Irrespective of this, the two-page letter of November 18 was likely not intimately related to the bailout: it would not be uncommon for ECB presidents to send circulars to Eurozone finance ministers immediately after (or even during) a summit.
The letter was nonetheless withheld for the reasons mentioned above – that it is correspondence between Ireland and an international body, and is therefore exempt.
This is the ‘big one’ – the letter where Trichet is said to have threatened to pull ECB funding from Irish banks if Ireland did not enter a bailout. Unfortunately, it’s also the one guarded with the most secrecy.
Such is the level of secrecy, in fact, that the schedule of documents from the Department of Finance did not even say how long the letter was.
The Department of Finance withheld it for three reasons:
- As with the other documents, it’s a letter between Ireland and an international body of states, and is legally exempt;
- The records were received “in confidence and on the understanding that it would be treated as confidential”. There is a public interest test applied in this case, but it was decided that it was “not in the public interest” to release the letter;
- As with the letter on November 4, releasing the letter could have a serious adverse effect on Ireland’s ability to govern and manage its financial affairs. It was therefore, again, decided that it was not in the public interest to release the records.
Gavin Sheridan of TheStory.ie separately asked the ECB to release this letter; in a response issued in February, Mario Draghi – Trichet’s successor as ECB president – refused an appeal to release it.
“The ECB must be in a position to convey pertinent and candid messages to European and national authorities of the euro area in the manner judged to be the most effective to serve the public interest,” Draghi himself wrote.
“Confidential communication must be possible and should not be undermined by the prospect of disclosure.”
This is Lenihan’s response to Trichet’s closely-guarded missive, and had originally been withheld by the Department of Finance (but subsequently released and received by TheJournal.ie today).

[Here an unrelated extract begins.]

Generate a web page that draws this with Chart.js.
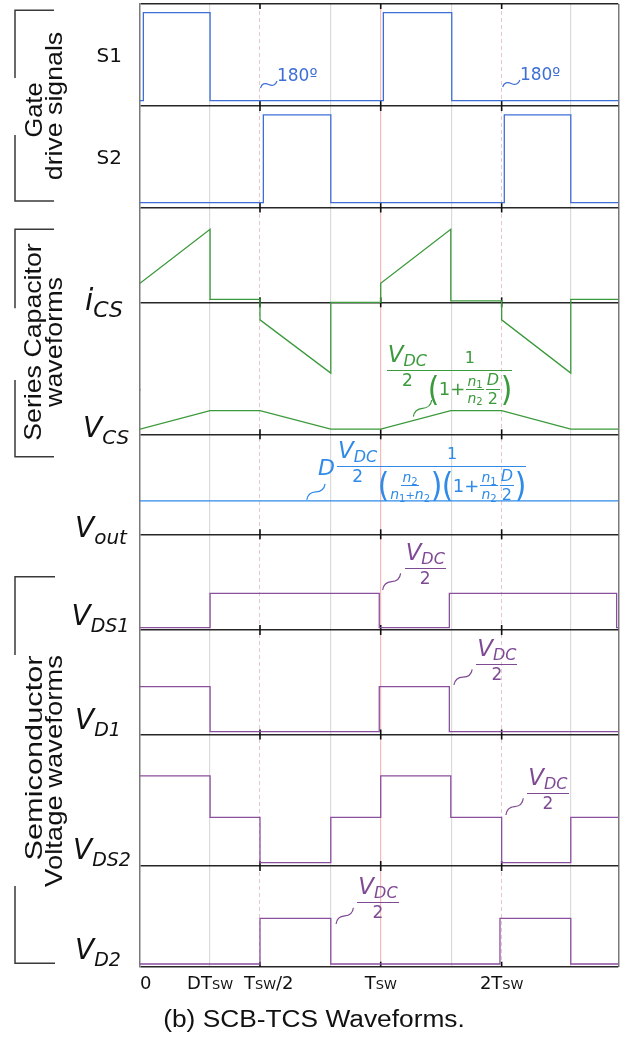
<!DOCTYPE html>
<html>
<head>
<meta charset="utf-8">
<script src="https://cdn.jsdelivr.net/npm/chart.js@4.4.1/dist/chart.umd.min.js"></script>
<style>
  html, body { margin: 0; padding: 0; background: #fff; }
  #wrap { position: relative; width: 626px; height: 1041px; overflow: hidden; }
  #c { position: absolute; left: 0; top: 0; }
  #sq, #ann { position: absolute; left: 0; top: 0; width: 626px; height: 1041px; }
  .t { position: absolute; white-space: nowrap; line-height: 1; font-family: 'DejaVu Sans'; color: #111; }
  .sc { font-variant: small-caps; }
  .f { position: absolute; display: flex; align-items: flex-start; font-family: 'DejaVu Sans'; line-height: 1; white-space: nowrap; }
  .fr { display: inline-flex; flex-direction: column; }
  .nu { display: flex; justify-content: center; align-items: flex-end; border-bottom: 1.3px solid currentColor; padding: 0 1px 4px; box-sizing: border-box; }
  .de { display: flex; justify-content: center; align-items: flex-start; padding-top: 1px; box-sizing: border-box; }
  .row { display: flex; align-items: center; }
  .sf { display: inline-flex; flex-direction: column; align-items: center; margin: 0 1px; }
  .sf > span:first-child { border-bottom: 1px solid currentColor; padding: 0 1px 1px; }
  .sf > span:last-child { padding-top: 1px; }
  .pl { font-size: 33px; display: inline-block; transform: scaleX(0.9); margin: 0 -1px; }
</style>
</head>
<body>
<div id="wrap">
  <canvas id="c" width="626" height="1041"></canvas>
  <svg id="sq" width="626" height="1041"></svg>
  <div id="ann"></div>
</div>
<script>
// time in units of Tsw
const DT = 0.292;
const tEnd = 1.993;

const xTickVals = [0, DT, 0.5, 1.003, 1.507];
const xTickText = ['0', 'DTsw', 'Tsw/2', 'Tsw', '2Tsw'];
const gridTimes = [DT, 0.795, 1.299, 1.794];
const markTimes = [0.5, 1.003, 1.507];

// gate signals
const s1T = [0, 0.014, 0.014, DT, DT, 1.014, 1.014, 1.299, 1.299, tEnd];
const s1V = [0, 0, 1, 1, 0, 0, 1, 1, 0, 0];
const s2T = [0, 0.514, 0.514, 0.795, 0.795, 1.518, 1.518, 1.795, 1.795, tEnd];
const s2V = [0, 0, 1, 1, 0, 0, 1, 1, 0, 0];

// series capacitor current and voltage
const icsT = [0, DT, DT, 0.5, 0.5, 0.795, 0.795, 1.003, 1.003, 1.295, 1.295, 1.507, 1.507, 1.795, 1.795, tEnd];
const icsV = [0.26, 1.0, 0.04, 0.04, -0.24, -0.97, 0, 0, 0.26, 1.0, 0.02, 0.02, -0.24, -0.97, 0.04, 0.04];
const vcsT = [0, DT, 0.5, 0.795, 1.003, 1.295, 1.507, 1.795, tEnd];
const vcsV = [0.22, 1, 1, 0.22, 0.22, 1, 1, 0.22, 0.22];

// output voltage
const voT = [0, tEnd];
const voV = [1, 1];

// semiconductor voltages
const vds1T = [0, DT, DT, 0.997, 0.997, 1.289, 1.289, 1.986, 1.986, tEnd];
const vds1V = [0, 0, 1, 1, 0, 0, 1, 1, 0, 0];
const vd1T = [0, DT, DT, 0.997, 0.997, 1.289, 1.289, tEnd];
const vd1V = [1, 1, 0, 0, 1, 1, 0, 0];
const vds2T = [0, DT, DT, 0.5, 0.5, 0.795, 0.795, 1.003, 1.003, 1.295, 1.295, 1.507, 1.507, 1.795, 1.795, tEnd];
const vds2V = [1.91, 1.91, 1, 1, 0, 0, 1, 1, 1.91, 1.91, 1, 1, 0, 0, 1, 1];
const vd2T = [0, 0.5, 0.5, 0.795, 0.795, 1.5, 1.5, 1.795, 1.795, tEnd];
const vd2V = [0, 0, 1, 1, 0, 0, 1, 1, 0, 0];

const sBlue = '#3e6fd5', oBlue = '#2f8ae8', green = '#3b9a3b', purple = '#8b4f9f', purpleText = '#7f4a94';

// stacked panels, top to bottom (h = share of the plot height)
const panels = [
  { id: 'yS1',  h: 102,   min: -0.06,  max: 1.099, rules: [-0.06, 1.099] },
  { id: 'yS2',  h: 101.5, min: -0.055, max: 1.102, rules: [-0.055] },
  { id: 'yI',   h: 182.5, min: -1.201, max: 1.299, rules: [0] },
  { id: 'yVcs', h: 44.3,  min: 0,      max: 1.877, rules: [0] },
  { id: 'yVo',  h: 100,   min: 0,      max: 3.0,   rules: [0] },
  { id: 'yDS1', h: 95.7,  min: -0.067, max: 2.715, rules: [-0.067] },
  { id: 'yD1',  h: 104.5, min: -0.062, max: 2.26,  rules: [-0.062] },
  { id: 'yDS2', h: 131.5, min: -0.073, max: 2.823, rules: [-0.073] },
  { id: 'yD2',  h: 100.7, min: -0.059, max: 2.145, rules: [-0.059] }
];

const series = [
  { axis: 'yS1', t: s1T, v: s1V, color: sBlue },
  { axis: 'yS2', t: s2T, v: s2V, color: sBlue },
  { axis: 'yI', t: icsT, v: icsV, color: green },
  { axis: 'yVcs', t: vcsT, v: vcsV, color: green },
  { axis: 'yVo', t: voT, v: voV, color: oBlue },
  { axis: 'yDS1', t: vds1T, v: vds1V, color: purple },
  { axis: 'yD1', t: vd1T, v: vd1V, color: purple },
  { axis: 'yDS2', t: vds2T, v: vds2V, color: purple },
  { axis: 'yD2', t: vd2T, v: vd2V, color: purple }
];

const scales = {
  x: {
    type: 'linear', min: 0, max: tEnd,
    ticks: { display: false },
    border: { display: false },
    grid: {
      drawTicks: false,
      color: c => c.tick.value === tEnd ? '#7a7a7a' : (c.tick.value === 1.003 ? '#f6baba' : '#dadada'),
      lineWidth: c => c.tick.value === tEnd ? 1.5 : 1.2
    },
    afterBuildTicks: s => { s.ticks = gridTimes.concat([1.003, tEnd]).map(v => ({ value: v })); }
  },
  x2: {
    type: 'linear', axis: 'x', position: 'bottom', min: 0, max: tEnd,
    ticks: { display: false },
    border: { display: false, dash: [4, 3] },
    grid: { drawTicks: false, color: '#e8c6ce', lineWidth: 1 },
    afterBuildTicks: s => { s.ticks = [0.5, 1.507].map(v => ({ value: v })); }
  }
};

panels.forEach((p, i) => {
  scales[p.id] = {
    type: 'linear', position: 'left', stack: 'waves', stackWeight: p.h, weight: panels.length - i,
    min: p.min, max: p.max,
    ticks: { display: false },
    grid: { drawTicks: false, color: '#262626', lineWidth: 1.5 },
    border: { color: '#7a7a7a', width: 1.5 },
    afterBuildTicks: s => { s.ticks = p.rules.map(v => ({ value: v })); }
  };
});

// small tick marks where the half-period lines cross each panel rule
const boundaryTicks = {
  id: 'boundaryTicks',
  beforeDatasetsDraw(chart) {
    const { ctx, chartArea, scales } = chart;
    ctx.save();
    ctx.strokeStyle = '#111';
    ctx.lineWidth = 1.6;
    panels.forEach(p => {
      p.rules.forEach(v => {
        const y = scales[p.id].getPixelForValue(v);
        markTimes.forEach(t => {
          const x = scales.x.getPixelForValue(t);
          ctx.beginPath();
          ctx.moveTo(x, Math.max(chartArea.top, y - 5));
          ctx.lineTo(x, Math.min(chartArea.bottom, y + 5));
          ctx.stroke();
        });
      });
    });
    ctx.restore();
  }
};

const chart = new Chart(document.getElementById('c'), {
  type: 'line',
  data: {
    datasets: series.map(s => ({
      data: s.t.map((t, i) => ({ x: t, y: s.v[i] })),
      xAxisID: 'x',
      yAxisID: s.axis,
      borderColor: s.color,
      borderWidth: 1.3,
      pointRadius: 0,
      fill: false,
      tension: 0
    }))
  },
  options: {
    responsive: false,
    animation: false,
    layout: { padding: { left: 140, right: 7.7, top: 4, bottom: 74.3 } },
    plugins: { legend: { display: false }, tooltip: { enabled: false } },
    scales: scales
  },
  plugins: [boundaryTicks]
});

// ---- text and pointers on top of the canvas ----
const ann = document.getElementById('ann');
const svg = document.getElementById('sq');
const X = t => chart.scales.x.getPixelForValue(t);
const Y = (id, v) => chart.scales[id].getPixelForValue(v);
const bottomOf = id => chart.scales[id].bottom;

function put(html, css, cls) {
  const d = document.createElement('div');
  d.className = cls || 't';
  d.innerHTML = html;
  Object.assign(d.style, css);
  ann.appendChild(d);
  return d;
}

function path(d, color, w) {
  const p = document.createElementNS('http://www.w3.org/2000/svg', 'path');
  p.setAttribute('d', d);
  p.setAttribute('fill', 'none');
  p.setAttribute('stroke', color);
  p.setAttribute('stroke-width', w);
  svg.appendChild(p);
}

function squiggle(x0, y0, x1, y1, color) {
  const ux = x1 - x0, uy = y1 - y0, L = Math.hypot(ux, uy);
  const nx = uy / L, ny = -ux / L, a = 5;
  const cx = x0 + ux * 0.25 + nx * a, cy = y0 + uy * 0.25 + ny * a;
  path(`M${x0} ${y0} Q${cx} ${cy} ${x0 + ux / 2} ${y0 + uy / 2} T${x1} ${y1}`, color, 1.2);
}

// side labels of each panel
function sideLabel(main, sub, left, baseline, fs, subFs, drop) {
  put(`<i>${main}</i><i style="font-size:${subFs}px;position:relative;top:${drop}px">${sub}</i>`,
    { left: left + 'px', top: (baseline - 0.846 * fs) + 'px', fontSize: fs + 'px' });
}
const midOf = id => (chart.scales[id].top + chart.scales[id].bottom) / 2;
put('S1', { left: '96.5px', top: (midOf('yS1') + 0.365 * 20 - 0.846 * 20) + 'px', fontSize: '20px' });
put('S2', { left: '96.5px', top: (midOf('yS2') + 0.365 * 20 - 0.846 * 20) + 'px', fontSize: '20px' });
sideLabel('i', 'CS', 85, Y('yI', 0) + 7.7, 30, 22, 7);
sideLabel('V', 'CS', 83, bottomOf('yVcs') + 3.7, 28, 20, 7);
sideLabel('V', 'out', 75, bottomOf('yVo') + 3.7, 28, 20, 7);
sideLabel('V', 'DS1', 71.5, bottomOf('yDS1') - 4, 28, 19, 7);
sideLabel('V', 'D1', 75, bottomOf('yD1') - 4.5, 28, 19, 7);
sideLabel('V', 'DS2', 73, bottomOf('yDS2') - 6, 28, 19, 7);
sideLabel('V', 'D2', 75, bottomOf('yD2') - 7.4, 28, 19, 7);

// group labels, rotated, with their brackets
function rotLabel(text, cx, cy, len) {
  const d = put(text, { left: cx + 'px', top: cy + 'px', fontFamily: 'Liberation Sans', fontSize: '24px' });
  const w = d.offsetWidth;
  d.style.transform = `translate(-50%,-50%) rotate(-90deg) scaleX(${len / w})`;
}
rotLabel('Gate', 33.5, 109.5, 55);
rotLabel('drive signals', 53.5, 106, 148);
rotLabel('Series Capacitor', 33, 341.5, 197);
rotLabel('waveforms', 53.5, 341.7, 130);
rotLabel('Semiconductor', 33.5, 757.5, 205);
rotLabel('Voltage waveforms', 54, 771, 232);
[
  'M54 10.3 H15 V78', 'M15 135 V201 H54',
  'M54 229.3 H15 V308.3', 'M15 380 V456.7 H54',
  'M55 576.7 H15 V655', 'M15 886 V963.3 H55'
].forEach(d => path(d, '#3a3a3a', 1.5));

// time axis labels
const axisBase = chart.chartArea.bottom + 22.6;
xTickVals.forEach((v, i) => {
  const parts = xTickText[i].split('/');
  const html = parts[0].replace('sw', '<span class="sc">sw</span>') +
    (parts[1] ? `<span style="position:absolute;left:100%;top:0">/${parts[1]}</span>` : '');
  const d = put(html, { left: X(v) + 'px', top: (axisBase - 0.846 * 18) + 'px', fontSize: '18px' });
  if (i > 0) d.style.transform = 'translateX(-50%)';
});

const cap = put('(b) SCB-TCS Waveforms.', {
  left: '314px', top: (1027.7 - 0.846 * 23) + 'px',
  fontFamily: 'Liberation Sans', fontSize: '23px'
});
cap.style.transform = `translateX(-50%) scaleX(${302 / cap.offsetWidth})`;

// formulas
const vdc = `<i style="font-size:23px">V</i><i style="font-size:16px;position:relative;top:3px">DC</i>`;
const two = `<span style="font-size:17px">2</span>`;
const one = `<span style="font-size:16px">1</span>`;
const nk = k => `<i>n</i><span style="font-size:0.72em;position:relative;top:0.22em">${k}</span>`;
function frac(num, den, nh, dh) {
  return `<span class="fr"><span class="nu" style="height:${nh}px">${num}</span>` +
    `<span class="de" style="height:${dh}px">${den}</span></span>`;
}
function sf(num, den, fs) {
  return `<span class="sf" style="font-size:${fs}px"><span>${num}</span><span>${den}</span></span>`;
}
const NH = 26;
const gainDen = `<span class="pl">(</span><span style="font-size:18px">1+</span>${sf(nk(1), nk(2), 14)}${sf('<i>D</i>', '2', 16)}<span class="pl">)</span>`;
const ratioDen = `<span class="pl">(</span>${sf(nk(2), nk(1) + '<span style="font-size:0.8em">+</span>' + nk(2), 14)}<span class="pl">)</span>`;

const formulas = {
  half: () => frac(vdc, two, NH, 18),
  vcs: () => frac(vdc, two, NH, 18) + frac(one, `<span class="row">${gainDen}</span>`, NH, 32),
  vout: () => `<i style="font-size:22px;margin-top:${NH - 10.6}px;margin-right:2px">D</i>` +
    frac(vdc, two, NH, 18) + frac(one, `<span class="row">${ratioDen}${gainDen}</span>`, NH, 32)
};

// pointers: start on the trace (t, v), end offset in px, then the label
const notes = [
  { axis: 'yS1', t: 0.502, v: 0.145, dx: 16.5, dy: -7, kind: 'deg', color: sBlue },
  { axis: 'yS1', t: 1.511, v: 0.156, dx: 17.3, dy: -7, kind: 'deg', color: sBlue },
  { axis: 'yVcs', t: 1.139, v: 0.746, dx: 18.4, dy: -16.7, kind: 'vcs', color: green },
  { axis: 'yVo', t: 0.695, v: 1.03, dx: 18.3, dy: -16, kind: 'vout', color: oBlue },
  { axis: 'yDS1', t: 1.011, v: 1.096, dx: 18, dy: -16.7, kind: 'half', color: purpleText },
  { axis: 'yD1', t: 1.308, v: 1.038, dx: 18.3, dy: -15.7, kind: 'half', color: purpleText },
  { axis: 'yDS2', t: 1.525, v: 1.05, dx: 17.3, dy: -16.7, kind: 'half', color: purpleText },
  { axis: 'yD2', t: 0.817, v: 0.875, dx: 17.3, dy: -16.3, kind: 'half', color: purpleText }
];

notes.forEach(n => {
  const x0 = X(n.t), y0 = Y(n.axis, n.v);
  const x1 = x0 + n.dx, y1 = y0 + n.dy;
  squiggle(x0, y0, x1, y1, n.color);
  if (n.kind === 'deg') {
    put('180º', { left: x1 + 'px', top: (y1 - 6 - 0.481 * 17) + 'px', fontSize: '17px', color: n.color });
    return;
  }
  const offs = { half: [4, -4.5], vcs: [-45, -29.3], vout: [-7, -16.5] }[n.kind];
  put(formulas[n.kind](), { left: (x1 + offs[0]) + 'px', top: (y1 + offs[1] - NH) + 'px', color: n.color }, 'f');
});
</script>
</body>
</html>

The letter was originally withdrawn solely on the basis that it was communication with an international body, and therefore legally exempt from FOI law.
However, FOI law provides that information which is already in the public domain can be released anyway. Given that Sheridan has now been able to get the ECB to release this letter, the Department of Finance has retrospectively approved TheJournal.ie‘s request and released it.
In the letter, Lenihan focuses on the problems that the Irish banking sector has caused – and, for the first time, tells Trichet that Ireland’s going to apply for a bailout.
The single, one-page letter – again, originally withheld for the usual reasons by the Department, but retrospectively released now – in which Lenihan applies for a bailout.
“The Irish Authorities will cooperate fully in the preparation of the joint EU-IMF programme of assistance to the Irish state that will now be required to be developed.”
There are technically two letters involved here.
The first is a two-page letter from Lenihan to his European counterparts, formally asking that Ireland be excused from funding future bailouts to Greece or anyone else who gets money from the European Financial Stability Facility. This was provided for in EFSF rules, and was quickly approved.
The second is a one-page cover letter, where Lenihan summarises his application for Rehn.
The first letter remains withheld for the usual reasons; the second had also been withheld until this week’s developments.
This is a two-page letter in which Osborne, Britain’s Chancellor of the Exchequer, discusses proposals to increase financial stability.
It was exempt from release for two reasons: firstly, because it “contains information communicated by a person acting on behalf of another government”. This is therefore legally barred from release.
The second reason for it being withheld is that it, like earlier examples, contains information which – if made public – could “have a serious adverse effect on the financial interests of the State”.